Following key pipeline infrastructure upgrades over the past two years, MDU Resources Inc.’s Boise, ID-based Intermountain Gas Co. has told Idaho state regulators it should be able to serve the natural gas needs of the southern part of the state without any significant new capital projects during the next five years.
The Idaho Public Utilities Commission (PUC) said Monday it will take public comments on Intermountain’s latest five-year plan through July 8. The company faces a reduced rate of growth in the midst of a continued economic downturn in the region. Thus, the utility told regulators it can meet its projected peak-day loads without any major infrastructure projects.
This is the latest update of its integrated resource plan (IRP) that the PUC requires revised every two years. It outlines how the utility will meet its demand from 285,000 residential and commercial customers and where it will acquire gas supplies.
Two years ago, Intermountain showed deliverability shortfalls on two pipeline laterals, Idaho Falls and Sun Valley, but the utility completed steps to resolve the capacity deficits, assuming an estimated annual grow rate of 1%.

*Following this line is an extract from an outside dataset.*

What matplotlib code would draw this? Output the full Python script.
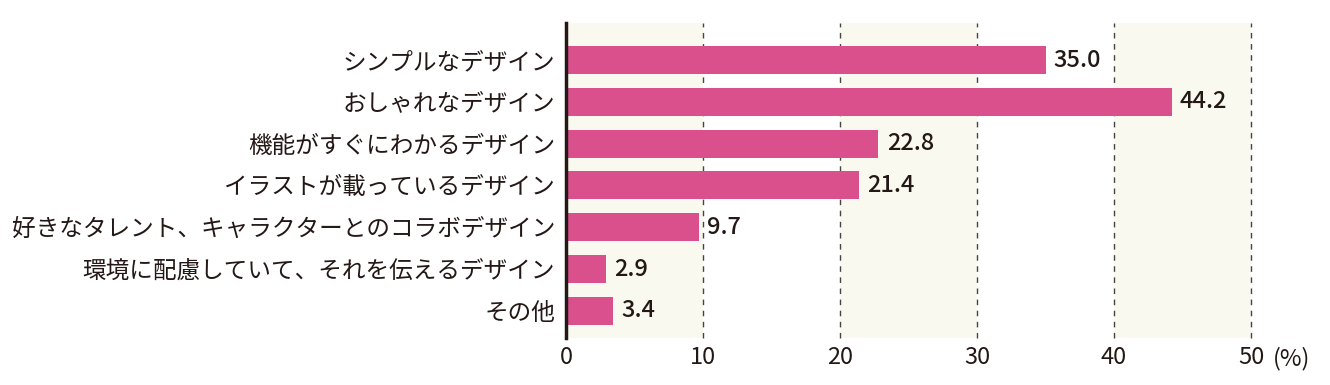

Intermountain completed a 16-inch diameter pipeline loop around the city of Idaho Falls to eliminate the projected capacity problem along the Idaho Falls lateral serving cities from Pocatello to St. Anthony. That project increased the utility distribution capacity in the region from 810,000 therms to 990,000 therms. About 17% of the utility’s customers are served by the 104-mile Idaho Falls lateral.
Based on its 2010 IRP, Intermountain also faced a projected capacity deficit on the Sun Valley lateral, and as a result, it has installed added compression that boosts the lateral’s capacity from 175,000 to 204,000 therms. The Sun Valley lateral serves 4% of the Intermountain customers.
Two other major laterals in and around the Boise area are considered adequate for the next five years, but by the end of that period, one of them — the 16-mile State Street lateral serving 14% of the utility’s customers — will need to be upgraded to eliminate a projected capacity deficit, Intermountain said.
The PUC said that in recent years natural gas prices have continued to decline and since 2008, Intermountain retail gas utility customers have experienced a 40% price reduction in gas costs (see Daily GPI, Jan. 11, 2012).